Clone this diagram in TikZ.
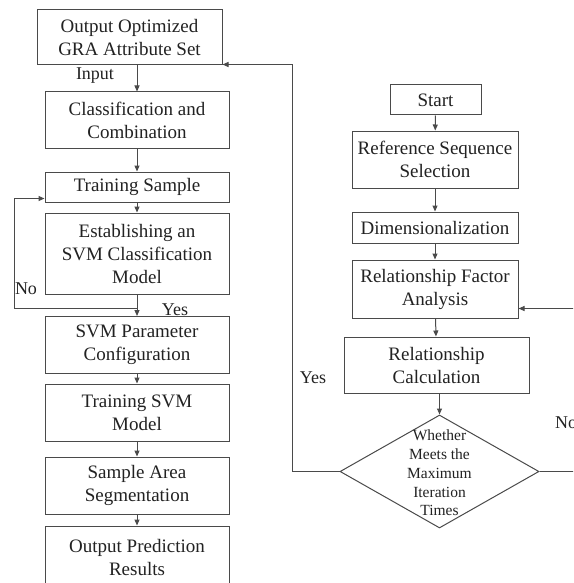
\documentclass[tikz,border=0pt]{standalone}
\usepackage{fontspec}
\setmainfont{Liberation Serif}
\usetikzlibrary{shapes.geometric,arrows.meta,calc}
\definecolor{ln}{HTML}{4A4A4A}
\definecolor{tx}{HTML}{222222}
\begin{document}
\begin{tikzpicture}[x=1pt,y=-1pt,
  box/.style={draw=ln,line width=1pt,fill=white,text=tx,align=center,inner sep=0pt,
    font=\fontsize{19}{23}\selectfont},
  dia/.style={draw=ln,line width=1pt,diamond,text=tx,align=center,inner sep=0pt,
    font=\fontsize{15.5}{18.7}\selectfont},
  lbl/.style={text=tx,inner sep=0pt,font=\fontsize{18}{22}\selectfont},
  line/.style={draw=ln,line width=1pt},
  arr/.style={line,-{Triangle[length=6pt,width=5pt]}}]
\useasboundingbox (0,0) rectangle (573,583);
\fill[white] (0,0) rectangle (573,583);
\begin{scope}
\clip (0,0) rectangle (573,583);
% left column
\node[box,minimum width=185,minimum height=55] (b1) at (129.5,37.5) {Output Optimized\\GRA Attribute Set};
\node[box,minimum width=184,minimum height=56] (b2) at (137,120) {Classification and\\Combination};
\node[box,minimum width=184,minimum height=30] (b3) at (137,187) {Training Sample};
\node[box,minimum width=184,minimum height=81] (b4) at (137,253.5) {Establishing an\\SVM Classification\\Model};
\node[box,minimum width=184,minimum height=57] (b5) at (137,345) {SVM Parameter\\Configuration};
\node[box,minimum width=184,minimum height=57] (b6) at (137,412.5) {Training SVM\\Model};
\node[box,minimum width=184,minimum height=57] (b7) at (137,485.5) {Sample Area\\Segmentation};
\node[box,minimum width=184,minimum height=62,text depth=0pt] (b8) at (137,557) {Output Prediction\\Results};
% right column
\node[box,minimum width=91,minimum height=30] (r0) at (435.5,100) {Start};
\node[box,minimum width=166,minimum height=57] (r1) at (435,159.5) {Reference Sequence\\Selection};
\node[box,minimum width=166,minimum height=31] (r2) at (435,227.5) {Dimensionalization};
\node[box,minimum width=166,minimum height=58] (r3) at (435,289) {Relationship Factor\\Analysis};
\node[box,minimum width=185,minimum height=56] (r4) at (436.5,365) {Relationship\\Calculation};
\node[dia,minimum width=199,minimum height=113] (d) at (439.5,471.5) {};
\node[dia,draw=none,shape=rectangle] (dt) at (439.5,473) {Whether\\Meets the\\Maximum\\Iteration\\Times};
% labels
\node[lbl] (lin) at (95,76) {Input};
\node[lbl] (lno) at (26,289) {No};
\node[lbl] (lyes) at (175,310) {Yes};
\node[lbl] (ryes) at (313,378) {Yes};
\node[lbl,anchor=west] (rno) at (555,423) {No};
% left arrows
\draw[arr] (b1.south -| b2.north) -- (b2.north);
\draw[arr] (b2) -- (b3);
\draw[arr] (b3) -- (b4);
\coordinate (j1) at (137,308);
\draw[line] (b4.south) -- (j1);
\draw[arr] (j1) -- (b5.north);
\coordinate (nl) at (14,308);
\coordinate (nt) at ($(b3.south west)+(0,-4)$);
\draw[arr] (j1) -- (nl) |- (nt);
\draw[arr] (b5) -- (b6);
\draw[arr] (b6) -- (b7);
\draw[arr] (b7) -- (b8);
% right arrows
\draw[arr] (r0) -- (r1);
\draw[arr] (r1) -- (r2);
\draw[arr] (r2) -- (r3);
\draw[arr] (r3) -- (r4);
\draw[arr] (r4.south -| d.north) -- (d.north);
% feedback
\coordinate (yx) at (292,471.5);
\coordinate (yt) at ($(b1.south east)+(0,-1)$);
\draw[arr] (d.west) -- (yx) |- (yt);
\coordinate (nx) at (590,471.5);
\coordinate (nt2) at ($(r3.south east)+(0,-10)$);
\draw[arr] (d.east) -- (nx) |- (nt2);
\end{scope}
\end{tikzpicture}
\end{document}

* [Problem to solve]:
Omit every picture, then repeat the remaining data exactly as it appears above.

* [Expected answer]:
Clone this diagram in TikZ.
\documentclass[tikz,border=0pt]{standalone}
\usepackage{fontspec}
\setmainfont{Liberation Serif}
\usetikzlibrary{shapes.geometric,arrows.meta,calc}
\definecolor{ln}{HTML}{4A4A4A}
\definecolor{tx}{HTML}{222222}
\begin{document}
\begin{tikzpicture}[x=1pt,y=-1pt,
  box/.style={draw=ln,line width=1pt,fill=white,text=tx,align=center,inner sep=0pt,
    font=\fontsize{19}{23}\selectfont},
  dia/.style={draw=ln,line width=1pt,diamond,text=tx,align=center,inner sep=0pt,
    font=\fontsize{15.5}{18.7}\selectfont},
  lbl/.style={text=tx,inner sep=0pt,font=\fontsize{18}{22}\selectfont},
  line/.style={draw=ln,line width=1pt},
  arr/.style={line,-{Triangle[length=6pt,width=5pt]}}]
\useasboundingbox (0,0) rectangle (573,583);
\fill[white] (0,0) rectangle (573,583);
\begin{scope}
\clip (0,0) rectangle (573,583);
% left column
\node[box,minimum width=185,minimum height=55] (b1) at (129.5,37.5) {Output Optimized\\GRA Attribute Set};
\node[box,minimum width=184,minimum height=56] (b2) at (137,120) {Classification and\\Combination};
\node[box,minimum width=184,minimum height=30] (b3) at (137,187) {Training Sample};
\node[box,minimum width=184,minimum height=81] (b4) at (137,253.5) {Establishing an\\SVM Classification\\Model};
\node[box,minimum width=184,minimum height=57] (b5) at (137,345) {SVM Parameter\\Configuration};
\node[box,minimum width=184,minimum height=57] (b6) at (137,412.5) {Training SVM\\Model};
\node[box,minimum width=184,minimum height=57] (b7) at (137,485.5) {Sample Area\\Segmentation};
\node[box,minimum width=184,minimum height=62,text depth=0pt] (b8) at (137,557) {Output Prediction\\Results};
% right column
\node[box,minimum width=91,minimum height=30] (r0) at (435.5,100) {Start};
\node[box,minimum width=166,minimum height=57] (r1) at (435,159.5) {Reference Sequence\\Selection};
\node[box,minimum width=166,minimum height=31] (r2) at (435,227.5) {Dimensionalization};
\node[box,minimum width=166,minimum height=58] (r3) at (435,289) {Relationship Factor\\Analysis};
\node[box,minimum width=185,minimum height=56] (r4) at (436.5,365) {Relationship\\Calculation};
\node[dia,minimum width=199,minimum height=113] (d) at (439.5,471.5) {};
\node[dia,draw=none,shape=rectangle] (dt) at (439.5,473) {Whether\\Meets the\\Maximum\\Iteration\\Times};
% labels
\node[lbl] (lin) at (95,76) {Input};
\node[lbl] (lno) at (26,289) {No};
\node[lbl] (lyes) at (175,310) {Yes};
\node[lbl] (ryes) at (313,378) {Yes};
\node[lbl,anchor=west] (rno) at (555,423) {No};
% left arrows
\draw[arr] (b1.south -| b2.north) -- (b2.north);
\draw[arr] (b2) -- (b3);
\draw[arr] (b3) -- (b4);
\coordinate (j1) at (137,308);
\draw[line] (b4.south) -- (j1);
\draw[arr] (j1) -- (b5.north);
\coordinate (nl) at (14,308);
\coordinate (nt) at ($(b3.south west)+(0,-4)$);
\draw[arr] (j1) -- (nl) |- (nt);
\draw[arr] (b5) -- (b6);
\draw[arr] (b6) -- (b7);
\draw[arr] (b7) -- (b8);
% right arrows
\draw[arr] (r0) -- (r1);
\draw[arr] (r1) -- (r2);
\draw[arr] (r2) -- (r3);
\draw[arr] (r3) -- (r4);
\draw[arr] (r4.south -| d.north) -- (d.north);
% feedback
\coordinate (yx) at (292,471.5);
\coordinate (yt) at ($(b1.south east)+(0,-1)$);
\draw[arr] (d.west) -- (yx) |- (yt);
\coordinate (nx) at (590,471.5);
\coordinate (nt2) at ($(r3.south east)+(0,-10)$);
\draw[arr] (d.east) -- (nx) |- (nt2);
\end{scope}
\end{tikzpicture}
\end{document}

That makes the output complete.